Friday, September 26, 2008

No time for myself and yet lonely just the same

The beautiful and quaint town of New Bern, North Carolina

Do you ever have those times when you make decisions based on the knowledge that you can do something? I thought that I could teach five traditional seated classes and five online classes, on two different campuses, in cities 5 1/2 hours apart, using six different texts. I do not have a minute to do anything for myself.

Ever since my mom died in October of 1992, the fall weather affects me in strange ways - I feel like I need to make changes and seek renewal. It is an odd feeling, but one I do not often ignore. BUT, I have been pushing my desire to drag out my camera aside because I have too much reading and commenting to do.

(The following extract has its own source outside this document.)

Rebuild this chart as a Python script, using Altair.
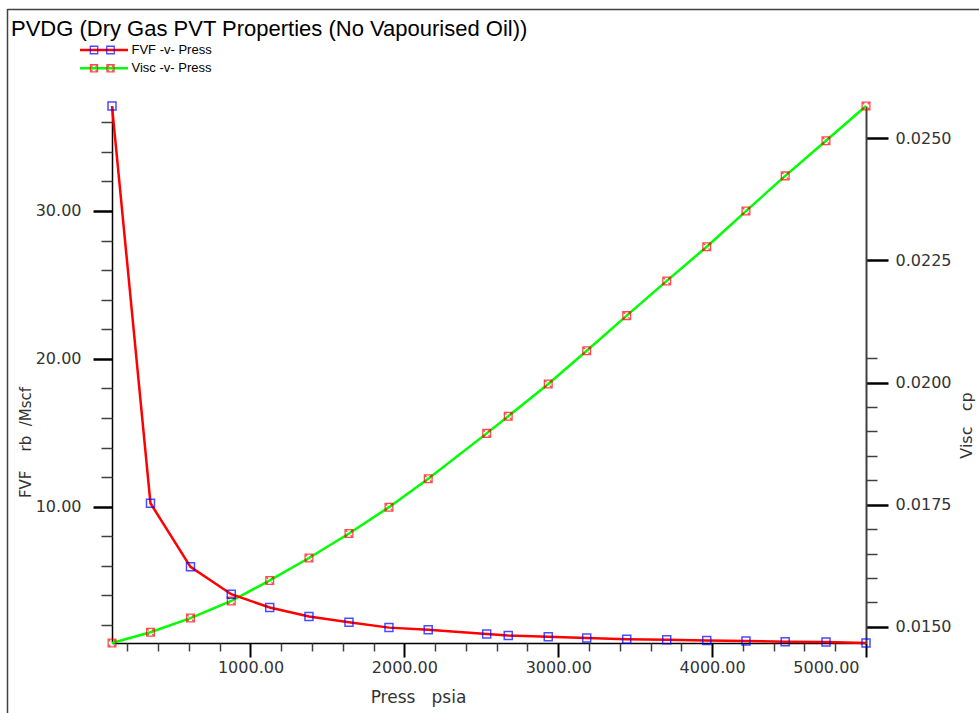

I have squashed the almost overwhelming desire to work on my non-fiction while stories and scenes swirl around in my head - I drift off in thought but cannot stop to write a single line.

I participate in the online classes, but then students say I have been gone? I check and see I was there just four days prior. I allow students to help build a course, and they complain there are no deadlines. I give them a straight lit assignment, and they do not understand the terminology. I cannot win regardless of what I do. I usually love teaching, love the students, and love their projects and writing. Today I want to do something else. I want to teach something else. Or maybe just not teach at all. Maybe it really is time for a change.